We are remembering who they were and what they did for us, often without too much enthusiasm and yet led by a definite sense of duty.
And so as the world continues to tear itself apart in war, we remember those who went before us and we look again at our lives and how we value the sacrifices that were made for us.
But looking at Joshua, the central point was in being centered on God above and before all others things and interests. There must be no rivals to His place in the life of the nation. Not sport or entertainment, not any sense of grievance or resentment, not the attractions on show in other lands or cities.

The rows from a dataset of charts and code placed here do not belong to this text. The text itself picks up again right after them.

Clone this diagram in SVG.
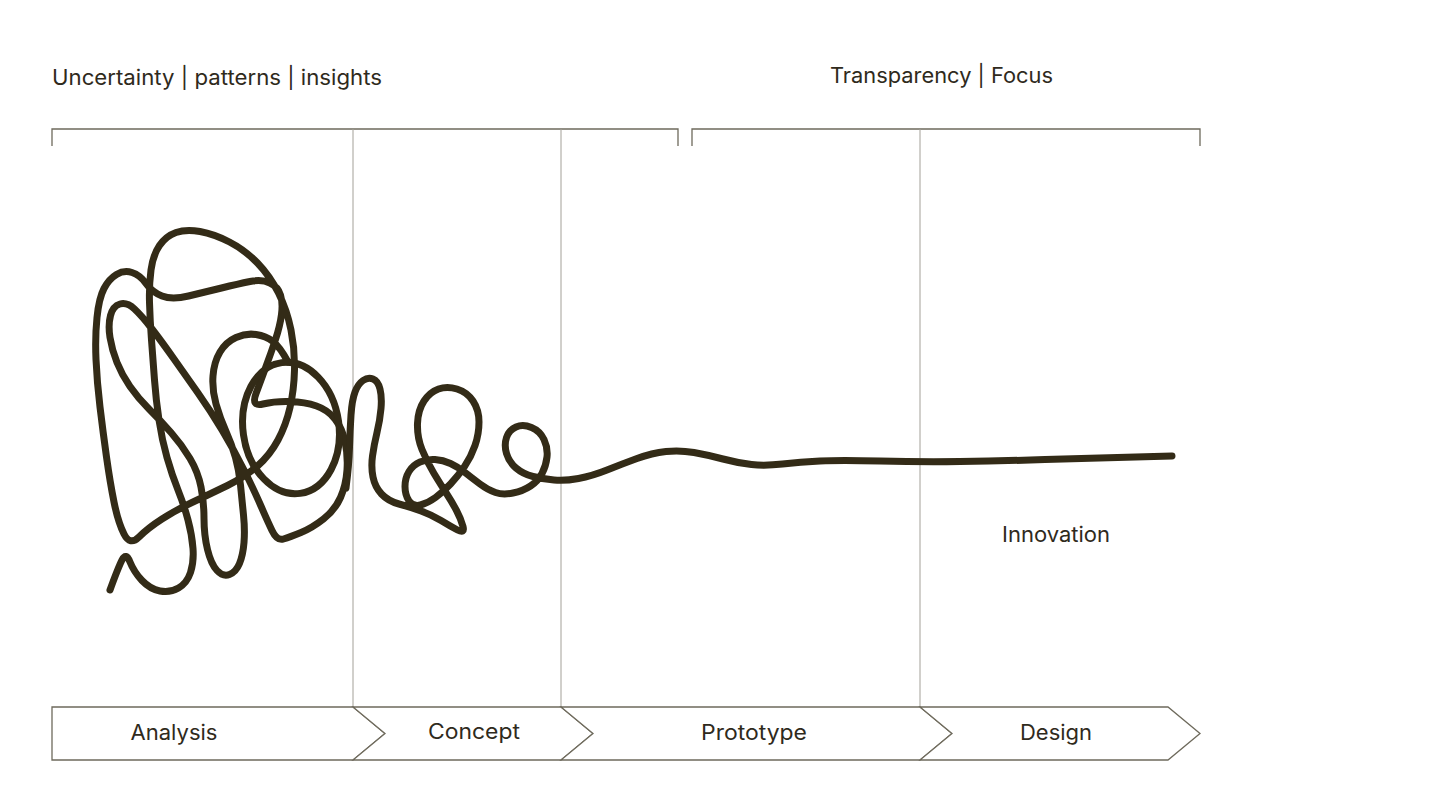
<svg xmlns="http://www.w3.org/2000/svg" width="1444" height="794" viewBox="0 0 1444 794">
<style>
.lbl{font-family:Inter,"Liberation Sans",Arial,sans-serif;font-size:21px;fill:#2f2a1c}
.mid{text-anchor:middle}
.chev{fill:#ffffff;stroke:#6e6a5c;stroke-width:1.3}
.brk{fill:none;stroke:#6e6a5c;stroke-width:1.3}
.vline{stroke:#a3a098;stroke-width:1}
.line{fill:none;stroke:#332b17;stroke-width:7;stroke-linecap:round;stroke-linejoin:round}
</style>
<rect width="1444" height="794" fill="#ffffff"/>
<g id="brackets">
<path class="brk" d="M52,146 V129 H678 V146"/>
<path class="brk" d="M692,146 V129 H1200 V146"/>
</g>
<g id="dividers">
<line class="vline" x1="353" y1="129" x2="353" y2="707"/>
<line class="vline" x1="561" y1="129" x2="561" y2="707"/>
<line class="vline" x1="920" y1="129" x2="920" y2="707"/>
</g>
<g id="header-left"><text class="lbl" x="52" y="85" textLength="330" lengthAdjust="spacingAndGlyphs">Uncertainty | patterns | insights</text></g>
<g id="header-right"><text class="lbl" x="830" y="83" textLength="223" lengthAdjust="spacingAndGlyphs">Transparency | Focus</text></g>
<g id="scribble">
<path class="line" d="M110,590 Q118,568 122,560 Q126,552 130,562 Q134,572 142,580.5 Q150,589 160,591 Q170,593 178.5,588 Q187,583 190.5,572.5 Q194,562 193,548.5 Q192,535 188,520 Q184,505 178,490 Q172,475 167,457.5 Q162,440 159,420 Q156,400 154.5,380 Q153,360 151.5,340 Q150,320 149.5,302.5 Q149,285 151,270 Q153,255 159.5,245.5 Q166,236 176,232.5 Q186,229 200,231.5 Q214,234 229.5,242 Q245,250 257.5,263 Q270,276 278.5,293 Q287,310 291,330 Q295,350 294.5,370 Q294,390 290,407.5 Q286,425 278,440 Q270,455 257.5,466 Q245,477 227.5,485.5 Q210,494 193,502 Q176,510 162,519 Q148,528 139,537 Q130,546 124,534 Q118,522 114,502 Q110,482 106.5,457 Q103,432 100,407 Q97,382 96,359.5 Q95,337 97,317.5 Q99,298 104,288.5 Q109,279 116.5,274.5 Q124,270 132,272.5 Q140,275 146,283.5 Q152,292 162,296 Q172,300 188.5,296 Q205,292 221.5,288 Q238,284 250,281.5 Q262,279 270,283 Q278,287 280.5,295 Q283,303 281.5,314.5 Q280,326 275.5,339.5 Q271,353 266,366.5 Q261,380 256,393.5 Q251,407 263,404 Q275,401 290,401.5 Q305,402 316.5,406 Q328,410 335,419 Q342,428 345,441.5 Q348,455 347,470 Q346,485 340.5,497.5 Q335,510 323.5,519 Q312,528 301,532.5 Q290,537 283.5,539 Q277,541 272,530.5 Q267,520 260.5,505 Q254,490 244,470 Q234,450 222,430 Q210,410 198,393 Q186,376 174,359 Q162,342 152,329 Q142,316 134.5,309 Q127,302 120,304 Q113,306 110.5,315.5 Q108,325 110,337.5 Q112,350 117,362.5 Q122,375 130,386.5 Q138,398 149,409 Q160,420 171,432.5 Q182,445 190,458.5 Q198,472 201,487 Q204,502 204,518.5 Q204,535 207.5,549.5 Q211,564 217,570.5 Q223,577 229.5,574.5 Q236,572 239.5,563.5 Q243,555 244,542.5 Q245,530 243.5,515 Q242,500 240.5,485 Q239,470 235.5,457.5 Q232,445 226,431.5 Q220,418 216,404 Q212,390 213,376 Q214,362 220,352 Q226,342 236,337.5 Q246,333 256,334.5 Q266,336 273,341.5 Q280,347 288,362"/>
<ellipse class="line" cx="291" cy="428" rx="48" ry="66" transform="rotate(-8 291 428)"/>
<path class="line" d="M346,488 Q349,465 349.5,447.5 Q350,430 351,415 Q352,400 355,392 Q358,384 363,380.5 Q368,377 373,379 Q378,381 380,389 Q382,397 381,408.5 Q380,420 377,432.5 Q374,445 372.5,456 Q371,467 373,477 Q375,487 381.5,494 Q388,501 399,504 Q410,507 421,511 Q432,515 441,520.5 Q450,526 457.5,530 Q465,534 463,526.5 Q461,519 456.5,510.5 Q452,502 446.5,493.5 Q441,485 434,473.5 Q427,462 422,449.5 Q417,437 417.5,423.5 Q418,410 424,401 Q430,392 438.5,389 Q447,386 457,389 Q467,392 473,401 Q479,410 479,422 Q479,434 475,445.5 Q471,457 464.5,466.5 Q458,476 450.5,484 Q443,492 435.5,497.5 Q428,503 420.5,505 Q413,507 409,501 Q405,495 405,486.5 Q405,478 409,471.5 Q413,465 420,462 Q427,459 435,459.5 Q443,460 450.5,463.5 Q458,467 465,472.5 Q472,478 480,484 Q488,490 495.5,492.5 Q503,495 513,493 Q523,491 530.5,486 Q538,481 542,473.5 Q546,466 547,457 Q548,448 544,439.5 Q540,431 531.5,427.5 Q523,424 516,427 Q509,430 506.5,437.5 Q504,445 506.5,453.5 Q509,462 516,468 Q523,474 533,476.5 Q543,479 554,480 Q565,481 578.5,478.5 Q592,476 607,470 Q622,464 637,458.5 Q652,453 666,451.5 Q680,450 694,452.5 Q708,455 723,459 Q738,463 751.5,464.5 Q765,466 782.5,464 Q800,462 820,461 Q840,460 880,461 Q920,462 960,461.5 Q1000,461 1045,459.5 Q1090,458 1172,456"/>
</g>
<g id="innovation"><text class="lbl mid" x="1056" y="542" textLength="108" lengthAdjust="spacingAndGlyphs">Innovation</text></g>
<g id="analysis">
<polygon class="chev" points="52,707 353,707 385,733.5 353,760 52,760"/>
<text class="lbl mid" x="174" y="740" textLength="87" lengthAdjust="spacingAndGlyphs">Analysis</text>
</g>
<g id="concept">
<polygon class="chev" points="353,707 561,707 593,733.5 561,760 353,760 385,733.5"/>
<text class="lbl mid" x="474" y="739" textLength="92" lengthAdjust="spacingAndGlyphs">Concept</text>
</g>
<g id="prototype">
<polygon class="chev" points="561,707 920,707 952,733.5 920,760 561,760 593,733.5"/>
<text class="lbl mid" x="754" y="740" textLength="106" lengthAdjust="spacingAndGlyphs">Prototype</text>
</g>
<g id="design">
<polygon class="chev" points="920,707 1168,707 1200,733.5 1168,760 920,760 952,733.5"/>
<text class="lbl mid" x="1056" y="740" textLength="72" lengthAdjust="spacingAndGlyphs">Design</text>
</g>
</svg>
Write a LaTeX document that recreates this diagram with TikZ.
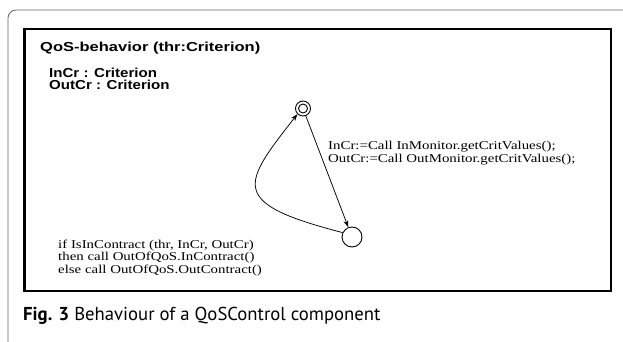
\documentclass[tikz,border=0pt]{standalone}
\usepackage{fontspec}
\setmainfont{Liberation Serif}
\newfontfamily\helv{Liberation Sans}
\newfontfamily\capfont{PT Sans}
\usetikzlibrary{arrows.meta}
\newcommand{\sx}[1]{\scalebox{1.27}[1]{#1}}
\newcommand{\vx}[1]{\scalebox{1.16}[1]{#1}}
\newcommand{\rx}[1]{\scalebox{1.24}[1]{#1}}
\definecolor{framegray}{RGB}{100,100,100}
\tikzset{
  sanslbl/.style={anchor=west, inner sep=0pt, align=left, font=\helv\bfseries\fontsize{13}{12}\selectfont},
  seriflbl/.style={anchor=west, inner sep=0pt, align=left, font=\fontsize{12}{12.3}\selectfont},
  state/.style={circle, draw, line width=0.9pt, inner sep=0pt},
  trans/.style={line width=0.75pt, -{Stealth[length=7pt,width=5pt]}},
}
\begin{document}
\begin{tikzpicture}[x=1pt,y=-1pt]
\useasboundingbox (0,0) rectangle (623,342);
% outer page frame
\draw[framegray, line width=0.8pt, rounded corners=8pt] (8,343) -- (8,10) -- (624,10);
% inner box
\draw[line width=2.6pt] (24.5,29) rectangle (611,291);
% texts
\node[sanslbl] (title) at (40,48) {\sx{QoS-behavior (thr:Criterion)}};
\node[sanslbl] (vars) at (49,79) {\vx{InCr : Criterion}\\\vx{OutCr : Criterion}};
\node[seriflbl] (act) at (328,153) {\rx{InCr:=Call InMonitor.getCritValues();}\\\rx{OutCr:=Call OutMonitor.getCritValues();}};
\node[seriflbl] (cond) at (58,258) {\rx{if IsInContract (thr, InCr, OutCr)}\\\rx{then call OutOfQoS.InContract()}\\\rx{else call OutOfQoS.OutContract()}};
% states
\node[state, minimum size=15pt] (dbl) at (303,108.5) {};
\node[state, minimum size=9pt] (dbli) at (dbl.center) {};
\node[state, minimum size=20pt] (low) at (352,237) {};
% transitions
\draw[trans] (dbl) -- (low);
\draw[trans] (low.155) .. controls (228,203) and (242,185) .. (dbl.225);
% caption
\node[anchor=west, inner sep=0pt, font=\capfont\fontsize{18.7}{20}\selectfont] (cap) at (23,316) {\textbf{Fig. 3} Behaviour of a QoSControl component};
\end{tikzpicture}
\end{document}
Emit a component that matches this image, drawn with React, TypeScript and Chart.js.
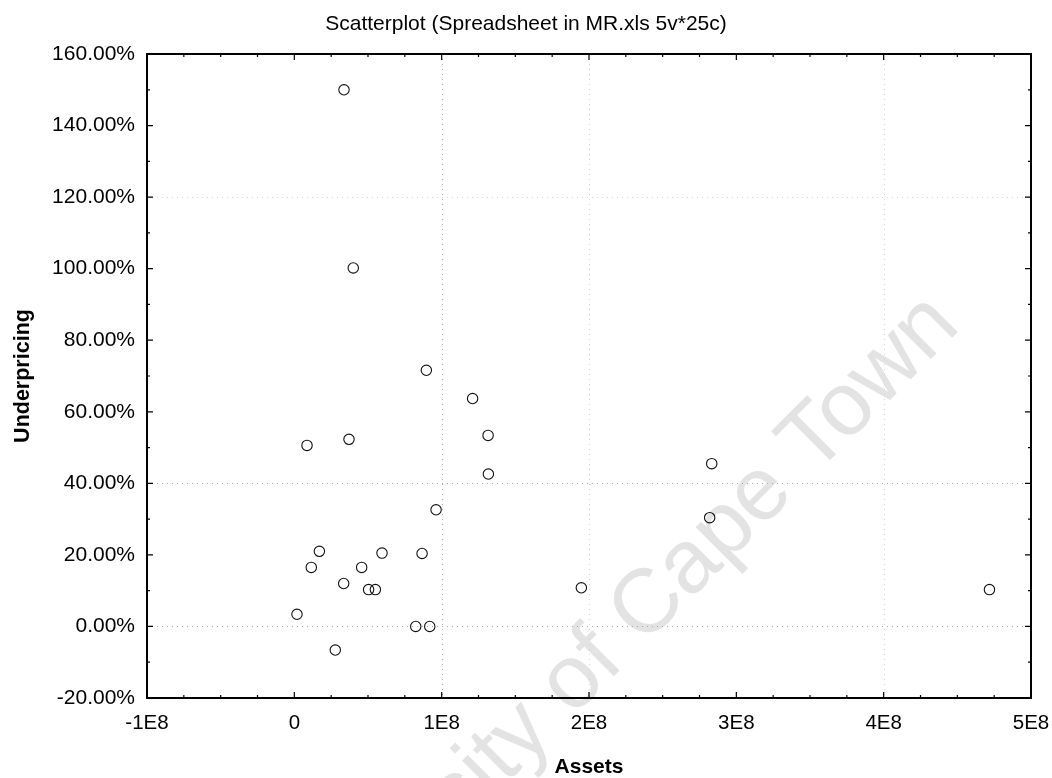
import React, { useEffect, useRef } from 'react';
import { Chart, registerables } from 'chart.js';

Chart.register(...registerables);

const TITLE = 'Scatterplot (Spreadsheet in MR.xls 5v*25c)';
const X_LABEL = 'Assets';
const Y_LABEL = 'Underpricing';
const WATERMARK = 'University of Cape Town';

// Assets (currency units) and Underpricing (%) for the 25 cases
const assets = [
  0.337e8, 0.40e8, 0.896e8, 0.086e8, 0.371e8, 1.21e8, 1.315e8, 1.317e8, 0.962e8,
  0.17e8, 0.115e8, 0.595e8, 0.867e8, 0.457e8, 0.335e8, 0.504e8, 0.55e8, 0.018e8,
  0.278e8, 0.824e8, 0.919e8, 1.948e8, 2.833e8, 2.819e8, 4.718e8,
];
const underpricing = [
  150, 100.2, 71.6, 50.6, 52.3, 63.7, 53.4, 42.6, 32.6,
  21.0, 16.5, 20.5, 20.4, 16.5, 12.0, 10.3, 10.3, 3.4,
  -6.6, 0, 0, 10.8, 45.5, 30.4, 10.3,
];

const X_MIN = -1e8;
const X_MAX = 5e8;
const X_STEP = 1e8;
const X_MINOR = 0.25e8;
const Y_MIN = -20;
const Y_MAX = 160;
const Y_STEP = 20;
const Y_MINOR = 10;

const xGridStrong = [1e8];
const xGridFaint = [2e8, 4e8];
const yGridStrong = [0, 40];
const yGridFaint = [120];

const FONT = '"Liberation Sans", Arial, Helvetica, sans-serif';

const xTickLabel = (v: number) => (v === 0 ? '0' : `${Math.round(v / 1e8)}E8`);
const yTickLabel = (v: number) => `${Number(v).toFixed(2)}%`;

const framePlugin = {
  id: 'statFrame',
  beforeDraw(chart: any) {
    const ctx = chart.ctx;
    ctx.save();
    ctx.fillStyle = '#e3e3e3';
    ctx.font = `90px ${FONT}`;
    ctx.translate(962, 328);
    ctx.rotate(-Math.PI / 4);
    ctx.textAlign = 'right';
    ctx.textBaseline = 'alphabetic';
    ctx.fillText(WATERMARK, 0, 0);
    ctx.restore();
  },
  beforeDatasetsDraw(chart: any) {
    const { ctx, chartArea: a, scales } = chart;
    const xs = scales.x;
    const ys = scales.y;
    ctx.save();
    ctx.lineWidth = 1;
    ctx.setLineDash([1, 4]);
    const vline = (v: number, c: string) => {
      const px = Math.round(xs.getPixelForValue(v)) + 0.5;
      ctx.strokeStyle = c;
      ctx.beginPath();
      ctx.moveTo(px, a.top);
      ctx.lineTo(px, a.bottom);
      ctx.stroke();
    };
    const hline = (v: number, c: string) => {
      const py = Math.round(ys.getPixelForValue(v)) + 0.5;
      ctx.strokeStyle = c;
      ctx.beginPath();
      ctx.moveTo(a.left, py);
      ctx.lineTo(a.right, py);
      ctx.stroke();
    };
    xGridStrong.forEach((v) => vline(v, '#a8a8a8'));
    xGridFaint.forEach((v) => vline(v, '#d4d4d4'));
    yGridStrong.forEach((v) => hline(v, '#a8a8a8'));
    yGridFaint.forEach((v) => hline(v, '#d4d4d4'));
    ctx.restore();
  },
  afterDatasetsDraw(chart: any) {
    const { ctx, chartArea: a, scales } = chart;
    const xs = scales.x;
    const ys = scales.y;
    ctx.save();
    ctx.strokeStyle = '#000';
    ctx.lineWidth = 1.2;
    const nx = Math.round((X_MAX - X_MIN) / X_MINOR);
    for (let i = 0; i <= nx; i++) {
      const v = X_MIN + i * X_MINOR;
      const major = Math.abs(v / X_STEP - Math.round(v / X_STEP)) < 1e-6;
      const len = major ? 6 : 3;
      const px = xs.getPixelForValue(v);
      ctx.beginPath();
      ctx.moveTo(px, a.bottom);
      ctx.lineTo(px, a.bottom - len);
      ctx.moveTo(px, a.top);
      ctx.lineTo(px, a.top + len);
      ctx.stroke();
    }
    const ny = Math.round((Y_MAX - Y_MIN) / Y_MINOR);
    for (let i = 0; i <= ny; i++) {
      const v = Y_MIN + i * Y_MINOR;
      const major = Math.abs(v / Y_STEP - Math.round(v / Y_STEP)) < 1e-6;
      const len = major ? 6 : 3;
      const py = ys.getPixelForValue(v);
      ctx.beginPath();
      ctx.moveTo(a.left, py);
      ctx.lineTo(a.left + len, py);
      ctx.moveTo(a.right, py);
      ctx.lineTo(a.right - len, py);
      ctx.stroke();
    }
    ctx.lineWidth = 2;
    ctx.strokeRect(a.left, a.top, a.right - a.left, a.bottom - a.top);
    ctx.restore();
  },
};

export default function App() {
  const ref = useRef<HTMLCanvasElement | null>(null);

  useEffect(() => {
    if (!ref.current) return;
    const points = assets.map((x, i) => ({ x, y: underpricing[i] }));
    const chart = new Chart(ref.current, {
      type: 'scatter',
      data: {
        datasets: [
          {
            label: Y_LABEL,
            data: points,
            pointStyle: 'circle',
            pointRadius: 5.2,
            pointBorderWidth: 1.1,
            borderColor: '#111',
            backgroundColor: 'rgba(0,0,0,0)',
            pointBackgroundColor: 'rgba(0,0,0,0)',
            pointBorderColor: '#111',
          },
        ],
      },
      options: {
        animation: false,
        responsive: true,
        maintainAspectRatio: false,
        layout: { padding: 0 },
        plugins: {
          legend: { display: false },
          tooltip: { enabled: false },
          title: {
            display: true,
            text: TITLE,
            color: '#000',
            font: { family: FONT, size: 21, weight: 'normal', lineHeight: 1.2 },
            padding: { top: 12, bottom: 16.8 },
          },
        },
        scales: {
          x: {
            type: 'linear',
            min: X_MIN,
            max: X_MAX,
            grid: { display: false, drawTicks: false },
            border: { display: false },
            ticks: {
              stepSize: X_STEP,
              autoSkip: false,
              maxRotation: 0,
              padding: 13,
              color: '#000',
              font: { family: FONT, size: 20.5 },
              callback: (v: any) => xTickLabel(Number(v)),
            },
            title: {
              display: true,
              text: X_LABEL,
              color: '#000',
              font: { family: FONT, size: 21, weight: 'bold', lineHeight: 1 },
              padding: { top: 0, bottom: 0 },
            },
            afterFit(scale: any) {
              scale.height = 80;
              scale.paddingRight = 21;
            },
          },
          y: {
            type: 'linear',
            min: Y_MIN,
            max: Y_MAX,
            grid: { display: false, drawTicks: false },
            border: { display: false },
            ticks: {
              stepSize: Y_STEP,
              autoSkip: false,
              padding: 12,
              color: '#000',
              font: { family: FONT, size: 21 },
              callback: (v: any) => yTickLabel(Number(v)),
            },
            title: {
              display: true,
              text: Y_LABEL,
              color: '#000',
              font: { family: FONT, size: 21.5, weight: 'bold', lineHeight: 1 },
              padding: { top: 12, bottom: 0 },
            },
            afterFit(scale: any) {
              scale.width = 147;
            },
          },
        },
      },
      plugins: [framePlugin],
    });
    return () => chart.destroy();
  }, []);

  return (
    <div
      style={{
        position: 'fixed',
        left: 0,
        top: 0,
        width: 1052,
        height: 778,
        background: '#fff',
      }}
    >
      <canvas ref={ref} />
    </div>
  );
}
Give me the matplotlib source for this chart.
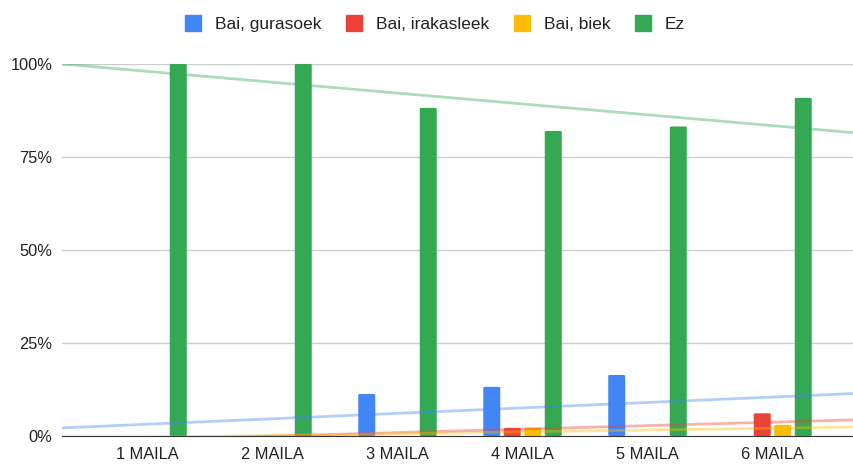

Not politics or economics, not sport or entertainment. The experience of the children of Israel of God was unique and it held them together as nothing else ever could or would.
And God had made to them serious and solemn promises, concerning their lives together in the land and before Him.
And my God does not break His promises. Not to the Israelites ancient, ancient or modern, and not to me.
Their task was indeed to remember and to let that memory become part of who they were and where they were going.
But then in the gospel, Jesus tells the story of people waiting for Him to return.
His return is delayed and some lost that sense of promise. Maybe the return is figure of speech, not to be taken too seriously. Maybe it has to be re-interpreted in line with the fashions of the time. Maybe it is suitable for the simple-minded but not really for the culturally sophisticated people of modern society.
Yet His lesson is that there will be a return and that those who are ready for it will be rewarded while those who neglect it will be excluded.
As we come together this Remembrance Sunday, we are both remembering those who died in the great wars of the 20th century and in lesser wars since then and ongoing today.
But we are also taking care of what we remember and how we remember it.
It is not only the sacrifices of those who served our country. It is also the total, self-giving love of God in Jesus Christ in which we also find our who we are and where we are going.
As I say, there are different kinds of remembering.